Similar à histeria em torno da mentira de que combatentes do Hamas degolaram bebês, caso as crianças transferidas pelo regime ocupante às trincheiras do conflito acabem mortas ou feridas, sua tragédia é instrumentalizada por Israel como uma oportunidade perfeita para desumanizar os palestinos e justificar os avanços coloniais. Quando dois adolescentes anglo-israelenses e sua mãe foram mortos nas estradas do apartheid perto do assentamento de Efrat — em retaliação à campanha genocida em Gaza —, suas mortes foram usadas como arma para “lembrar todos os israelenses quão prevalente é a ameaça do terrorismo em todas as suas formas [sic]”, a fim de instaurar novos bloqueios na região e intensificar campanhas de prisão e punição coletiva.
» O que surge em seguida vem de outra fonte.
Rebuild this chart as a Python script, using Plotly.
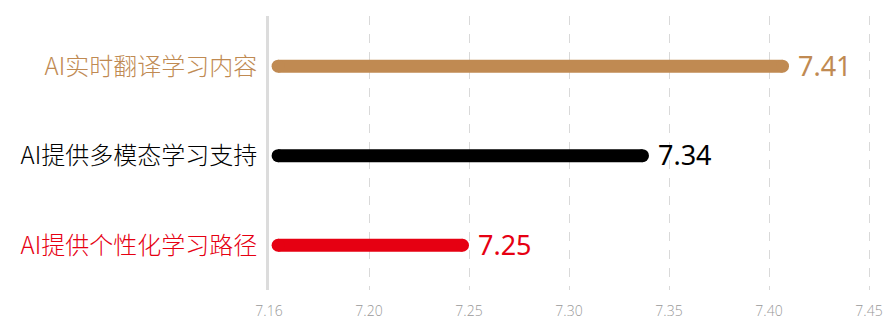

Além disso, quando Israel ataca palestinos nativos nos territórios ocupados, vale notar que os colonos, muitas vezes, são o único alvo ao alcance das forças de resistência, cujo movimento e eventuais operações são bastante restritas. A morte dos colonos se converte, portanto, em um instrumento a favor dos objetivos coloniais de Israel na Cisjordânia.
Israel essencialmente vende uma árdua propaganda colonial a pais de meninos e meninas para que deixem a segurança de suas casas em seus países natais — como a Grã-Bretanha e muitos outros — para se transformaram, na prática, em bucha de canhão nas fileiras da colonização da Palestina histórica.
Antissemitismo israelense
O uso deliberado e reiterado de Israel de sua população como escudos humanos, para avançar com seus objetivos expansionistas, revela uma natureza antissemita do projeto colonial sionista. À medida que Israel aglomera cidadãos judeus nos assentamentos e postos avançados ilegais, estes mesmos judeus enfrentam riscos de vida em nome da expropriação de terras.
Se o antissemitismo é, fundamentalmente, o desprezo pela vida judaica, então Israel é hoje um de seus principais agentes, ao empregar justamente o mal que alega combater.